Your task is to copy the listing exactly. Drop any pictures from the copy.
begin
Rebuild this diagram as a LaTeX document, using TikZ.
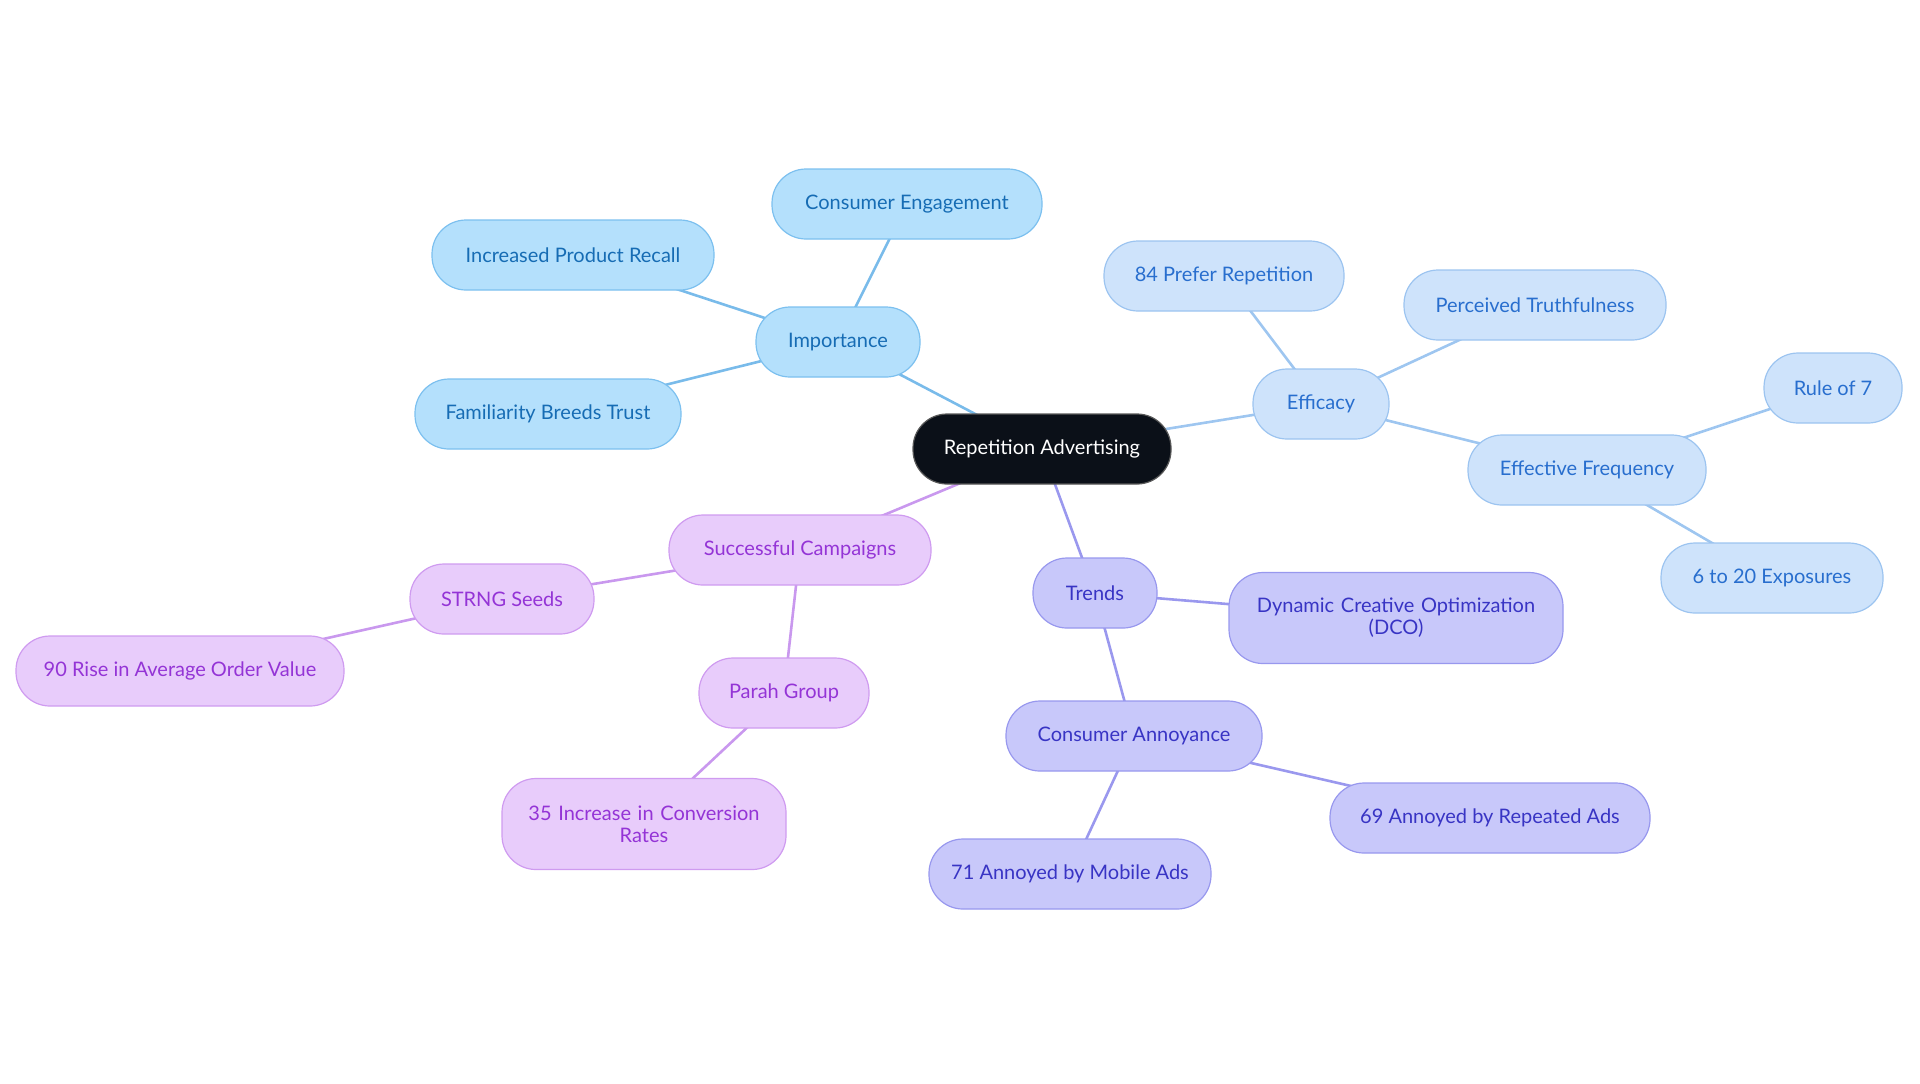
\documentclass[tikz,border=0pt]{standalone}
\usepackage{fontspec}
\setmainfont{Lato}
\usetikzlibrary{backgrounds}
\begin{document}
\begin{tikzpicture}[x=0.5pt,y=-0.5pt,
  base/.style={rounded corners=17pt, minimum height=35pt, line width=0.6pt, font=\fontsize{10}{11}\selectfont, inner sep=2pt, align=center},
  root/.style={base, draw=gray!70!black, text=white, fill={rgb,255:red,11;green,16;blue,24}},
  impn/.style={base, fill={rgb,255:red,180;green,224;blue,252}, draw={rgb,255:red,124;green,192;blue,239}, text={rgb,255:red,22;green,108;blue,180}},
  effn/.style={base, fill={rgb,255:red,206;green,227;blue,251}, draw={rgb,255:red,156;green,196;blue,240}, text={rgb,255:red,40;green,110;blue,206}},
  trdn/.style={base, fill={rgb,255:red,200;green,200;blue,250}, draw={rgb,255:red,152;green,152;blue,238}, text={rgb,255:red,56;green,52;blue,196}},
  sucn/.style={base, fill={rgb,255:red,232;green,204;blue,251}, draw={rgb,255:red,207;green,155;blue,240}, text={rgb,255:red,148;green,52;blue,214}},
  impl/.style={line width=1.3pt, draw={rgb,255:red,121;green,187;blue,234}},
  effl/.style={line width=1.3pt, draw={rgb,255:red,158;green,198;blue,240}},
  trdl/.style={line width=1.3pt, draw={rgb,255:red,154;green,152;blue,238}},
  sucl/.style={line width=1.3pt, draw={rgb,255:red,201;green,152;blue,238}}
]
\useasboundingbox (0,0) rectangle (1920,1083);
\node[root, minimum width=129pt] (root) at (1042,449) {Repetition Advertising};
% Importance
\node[impn, minimum width=82pt] (imp) at (838,342) {Importance};
\node[impn, minimum width=135pt] (ce) at (907,204) {Consumer Engagement};
\node[impn, minimum width=141pt] (ipr) at (573,255) {Increased Product Recall};
\node[impn, minimum width=133pt] (fbt) at (548,414) {Familiarity Breeds Trust};
% Efficacy
\node[effn, minimum width=68pt] (eff) at (1321,404) {Efficacy};
\node[effn, minimum width=120pt] (pr) at (1224,276) {84 Prefer Repetition};
\node[effn, minimum width=131pt] (pt) at (1535,305) {Perceived Truthfulness};
\node[effn, minimum width=119pt] (ef) at (1587,470) {Effective Frequency};
\node[effn, minimum width=69pt] (r7) at (1833,388) {Rule of 7};
\node[effn, minimum width=111pt] (ex) at (1772,578) {6 to 20 Exposures};
% Trends
\node[trdn, minimum width=62pt] (tr) at (1095,593) {Trends};
\node[trdn, minimum width=167pt, minimum height=45.5pt, text width=150pt] (dco) at (1396,618) {Dynamic Creative Optimization\\(DCO)};
\node[trdn, minimum width=128pt] (ca) at (1134,736) {Consumer Annoyance};
\node[trdn, minimum width=160pt] (ra) at (1490,818) {69 Annoyed by Repeated Ads};
\node[trdn, minimum width=141pt] (ma) at (1070,874) {71 Annoyed by Mobile Ads};
% Successful
\node[sucn, minimum width=131pt] (sc) at (800,550) {Successful Campaigns};
\node[sucn, minimum width=92pt] (ss) at (502,599) {STRNG Seeds};
\node[sucn, minimum width=164pt] (aov) at (180,671) {90 Rise in Average Order Value};
\node[sucn, minimum width=85pt] (pg) at (784,693) {Parah Group};
\node[sucn, minimum width=142pt, minimum height=45.5pt, text width=130pt] (cr) at (644,824) {35 Increase in Conversion\\Rates};
% edges
\begin{scope}[on background layer]
\draw[impl] (root.center) -- (imp.center);
\draw[impl] (imp.center) -- (ce.center);
\draw[impl] (imp.center) -- (ipr.center);
\draw[impl] (imp.center) -- (fbt.center);
\draw[effl] (root.center) -- (eff.center);
\draw[effl] (eff.center) -- (pr.center);
\draw[effl] (eff.center) -- (pt.center);
\draw[effl] (eff.center) -- (ef.center);
\draw[effl] (ef.center) -- (r7.center);
\draw[effl] (ef.center) -- (ex.center);
\draw[trdl] (root.center) -- (tr.center);
\draw[trdl] (tr.center) -- (dco.center);
\draw[trdl] (tr.center) -- (ca.center);
\draw[trdl] (ca.center) -- (ra.center);
\draw[trdl] (ca.center) -- (ma.center);
\draw[sucl] (root.center) -- (sc.center);
\draw[sucl] (sc.center) -- (ss.center);
\draw[sucl] (ss.center) -- (aov.center);
\draw[sucl] (sc.center) -- (pg.center);
\draw[sucl] (pg.center) -- (cr.center);
\end{scope}
\end{tikzpicture}
\end{document}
end
* Exercise answer
Rebuild this diagram as a LaTeX document, using TikZ.
\documentclass[tikz,border=0pt]{standalone}
\usepackage{fontspec}
\setmainfont{Lato}
\usetikzlibrary{backgrounds}
\begin{document}
\begin{tikzpicture}[x=0.5pt,y=-0.5pt,
  base/.style={rounded corners=17pt, minimum height=35pt, line width=0.6pt, font=\fontsize{10}{11}\selectfont, inner sep=2pt, align=center},
  root/.style={base, draw=gray!70!black, text=white, fill={rgb,255:red,11;green,16;blue,24}},
  impn/.style={base, fill={rgb,255:red,180;green,224;blue,252}, draw={rgb,255:red,124;green,192;blue,239}, text={rgb,255:red,22;green,108;blue,180}},
  effn/.style={base, fill={rgb,255:red,206;green,227;blue,251}, draw={rgb,255:red,156;green,196;blue,240}, text={rgb,255:red,40;green,110;blue,206}},
  trdn/.style={base, fill={rgb,255:red,200;green,200;blue,250}, draw={rgb,255:red,152;green,152;blue,238}, text={rgb,255:red,56;green,52;blue,196}},
  sucn/.style={base, fill={rgb,255:red,232;green,204;blue,251}, draw={rgb,255:red,207;green,155;blue,240}, text={rgb,255:red,148;green,52;blue,214}},
  impl/.style={line width=1.3pt, draw={rgb,255:red,121;green,187;blue,234}},
  effl/.style={line width=1.3pt, draw={rgb,255:red,158;green,198;blue,240}},
  trdl/.style={line width=1.3pt, draw={rgb,255:red,154;green,152;blue,238}},
  sucl/.style={line width=1.3pt, draw={rgb,255:red,201;green,152;blue,238}}
]
\useasboundingbox (0,0) rectangle (1920,1083);
\node[root, minimum width=129pt] (root) at (1042,449) {Repetition Advertising};
% Importance
\node[impn, minimum width=82pt] (imp) at (838,342) {Importance};
\node[impn, minimum width=135pt] (ce) at (907,204) {Consumer Engagement};
\node[impn, minimum width=141pt] (ipr) at (573,255) {Increased Product Recall};
\node[impn, minimum width=133pt] (fbt) at (548,414) {Familiarity Breeds Trust};
% Efficacy
\node[effn, minimum width=68pt] (eff) at (1321,404) {Efficacy};
\node[effn, minimum width=120pt] (pr) at (1224,276) {84 Prefer Repetition};
\node[effn, minimum width=131pt] (pt) at (1535,305) {Perceived Truthfulness};
\node[effn, minimum width=119pt] (ef) at (1587,470) {Effective Frequency};
\node[effn, minimum width=69pt] (r7) at (1833,388) {Rule of 7};
\node[effn, minimum width=111pt] (ex) at (1772,578) {6 to 20 Exposures};
% Trends
\node[trdn, minimum width=62pt] (tr) at (1095,593) {Trends};
\node[trdn, minimum width=167pt, minimum height=45.5pt, text width=150pt] (dco) at (1396,618) {Dynamic Creative Optimization\\(DCO)};
\node[trdn, minimum width=128pt] (ca) at (1134,736) {Consumer Annoyance};
\node[trdn, minimum width=160pt] (ra) at (1490,818) {69 Annoyed by Repeated Ads};
\node[trdn, minimum width=141pt] (ma) at (1070,874) {71 Annoyed by Mobile Ads};
% Successful
\node[sucn, minimum width=131pt] (sc) at (800,550) {Successful Campaigns};
\node[sucn, minimum width=92pt] (ss) at (502,599) {STRNG Seeds};
\node[sucn, minimum width=164pt] (aov) at (180,671) {90 Rise in Average Order Value};
\node[sucn, minimum width=85pt] (pg) at (784,693) {Parah Group};
\node[sucn, minimum width=142pt, minimum height=45.5pt, text width=130pt] (cr) at (644,824) {35 Increase in Conversion\\Rates};
% edges
\begin{scope}[on background layer]
\draw[impl] (root.center) -- (imp.center);
\draw[impl] (imp.center) -- (ce.center);
\draw[impl] (imp.center) -- (ipr.center);
\draw[impl] (imp.center) -- (fbt.center);
\draw[effl] (root.center) -- (eff.center);
\draw[effl] (eff.center) -- (pr.center);
\draw[effl] (eff.center) -- (pt.center);
\draw[effl] (eff.center) -- (ef.center);
\draw[effl] (ef.center) -- (r7.center);
\draw[effl] (ef.center) -- (ex.center);
\draw[trdl] (root.center) -- (tr.center);
\draw[trdl] (tr.center) -- (dco.center);
\draw[trdl] (tr.center) -- (ca.center);
\draw[trdl] (ca.center) -- (ra.center);
\draw[trdl] (ca.center) -- (ma.center);
\draw[sucl] (root.center) -- (sc.center);
\draw[sucl] (sc.center) -- (ss.center);
\draw[sucl] (ss.center) -- (aov.center);
\draw[sucl] (sc.center) -- (pg.center);
\draw[sucl] (pg.center) -- (cr.center);
\end{scope}
\end{tikzpicture}
\end{document}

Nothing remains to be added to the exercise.